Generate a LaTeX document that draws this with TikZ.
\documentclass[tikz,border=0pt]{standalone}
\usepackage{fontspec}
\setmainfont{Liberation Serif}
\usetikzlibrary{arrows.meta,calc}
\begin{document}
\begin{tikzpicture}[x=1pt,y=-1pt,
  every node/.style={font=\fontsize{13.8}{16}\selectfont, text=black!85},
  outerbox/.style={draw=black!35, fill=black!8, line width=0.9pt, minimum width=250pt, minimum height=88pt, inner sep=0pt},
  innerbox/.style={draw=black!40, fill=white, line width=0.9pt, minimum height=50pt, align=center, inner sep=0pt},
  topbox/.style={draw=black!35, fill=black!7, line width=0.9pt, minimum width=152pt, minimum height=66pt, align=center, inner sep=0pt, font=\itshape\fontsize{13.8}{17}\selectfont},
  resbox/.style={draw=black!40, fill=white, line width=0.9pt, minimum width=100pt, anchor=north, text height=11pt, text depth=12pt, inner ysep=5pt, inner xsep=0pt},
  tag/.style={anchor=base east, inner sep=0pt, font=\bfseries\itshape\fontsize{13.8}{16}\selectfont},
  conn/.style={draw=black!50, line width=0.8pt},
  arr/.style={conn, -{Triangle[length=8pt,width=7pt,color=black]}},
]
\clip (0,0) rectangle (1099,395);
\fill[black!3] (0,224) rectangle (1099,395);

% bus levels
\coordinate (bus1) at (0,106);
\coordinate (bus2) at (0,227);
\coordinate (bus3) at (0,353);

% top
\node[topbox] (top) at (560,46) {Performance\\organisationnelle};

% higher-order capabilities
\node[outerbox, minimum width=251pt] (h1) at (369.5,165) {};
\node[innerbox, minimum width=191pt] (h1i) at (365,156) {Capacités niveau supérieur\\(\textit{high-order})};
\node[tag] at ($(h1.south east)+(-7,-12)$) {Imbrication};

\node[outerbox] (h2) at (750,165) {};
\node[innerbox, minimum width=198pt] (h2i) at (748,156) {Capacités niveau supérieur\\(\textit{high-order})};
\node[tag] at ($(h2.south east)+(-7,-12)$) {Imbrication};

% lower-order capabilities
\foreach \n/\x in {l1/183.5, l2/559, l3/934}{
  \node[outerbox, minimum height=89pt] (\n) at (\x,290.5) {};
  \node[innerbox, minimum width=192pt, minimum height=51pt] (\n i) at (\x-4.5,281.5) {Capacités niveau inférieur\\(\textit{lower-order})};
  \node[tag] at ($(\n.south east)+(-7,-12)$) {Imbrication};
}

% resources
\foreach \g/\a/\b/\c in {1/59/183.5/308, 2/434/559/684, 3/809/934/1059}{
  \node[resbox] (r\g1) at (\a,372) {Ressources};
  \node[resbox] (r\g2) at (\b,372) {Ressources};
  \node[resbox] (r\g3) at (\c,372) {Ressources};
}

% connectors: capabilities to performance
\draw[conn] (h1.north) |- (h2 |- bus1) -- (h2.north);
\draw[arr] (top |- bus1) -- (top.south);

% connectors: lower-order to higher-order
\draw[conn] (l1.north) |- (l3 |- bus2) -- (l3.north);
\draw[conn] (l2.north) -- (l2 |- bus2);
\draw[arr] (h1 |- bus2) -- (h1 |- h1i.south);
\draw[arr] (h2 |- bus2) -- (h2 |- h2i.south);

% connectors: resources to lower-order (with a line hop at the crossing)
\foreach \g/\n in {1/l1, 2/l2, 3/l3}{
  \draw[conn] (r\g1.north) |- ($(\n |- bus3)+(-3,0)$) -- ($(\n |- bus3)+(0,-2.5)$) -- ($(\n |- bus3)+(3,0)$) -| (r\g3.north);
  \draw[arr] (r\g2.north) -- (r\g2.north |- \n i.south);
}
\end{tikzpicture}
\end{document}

___

TASK STATEMENT
Using the data above, restate word for word the lines from its opening line through the line that contains "at ($(h1.south east)+(-7,-12)$)", and no more.

OUTPUT
Generate a LaTeX document that draws this with TikZ.
\documentclass[tikz,border=0pt]{standalone}
\usepackage{fontspec}
\setmainfont{Liberation Serif}
\usetikzlibrary{arrows.meta,calc}
\begin{document}
\begin{tikzpicture}[x=1pt,y=-1pt,
  every node/.style={font=\fontsize{13.8}{16}\selectfont, text=black!85},
  outerbox/.style={draw=black!35, fill=black!8, line width=0.9pt, minimum width=250pt, minimum height=88pt, inner sep=0pt},
  innerbox/.style={draw=black!40, fill=white, line width=0.9pt, minimum height=50pt, align=center, inner sep=0pt},
  topbox/.style={draw=black!35, fill=black!7, line width=0.9pt, minimum width=152pt, minimum height=66pt, align=center, inner sep=0pt, font=\itshape\fontsize{13.8}{17}\selectfont},
  resbox/.style={draw=black!40, fill=white, line width=0.9pt, minimum width=100pt, anchor=north, text height=11pt, text depth=12pt, inner ysep=5pt, inner xsep=0pt},
  tag/.style={anchor=base east, inner sep=0pt, font=\bfseries\itshape\fontsize{13.8}{16}\selectfont},
  conn/.style={draw=black!50, line width=0.8pt},
  arr/.style={conn, -{Triangle[length=8pt,width=7pt,color=black]}},
]
\clip (0,0) rectangle (1099,395);
\fill[black!3] (0,224) rectangle (1099,395);

% bus levels
\coordinate (bus1) at (0,106);
\coordinate (bus2) at (0,227);
\coordinate (bus3) at (0,353);

% top
\node[topbox] (top) at (560,46) {Performance\\organisationnelle};

% higher-order capabilities
\node[outerbox, minimum width=251pt] (h1) at (369.5,165) {};
\node[innerbox, minimum width=191pt] (h1i) at (365,156) {Capacités niveau supérieur\\(\textit{high-order})};
\node[tag] at ($(h1.south east)+(-7,-12)$) {Imbrication};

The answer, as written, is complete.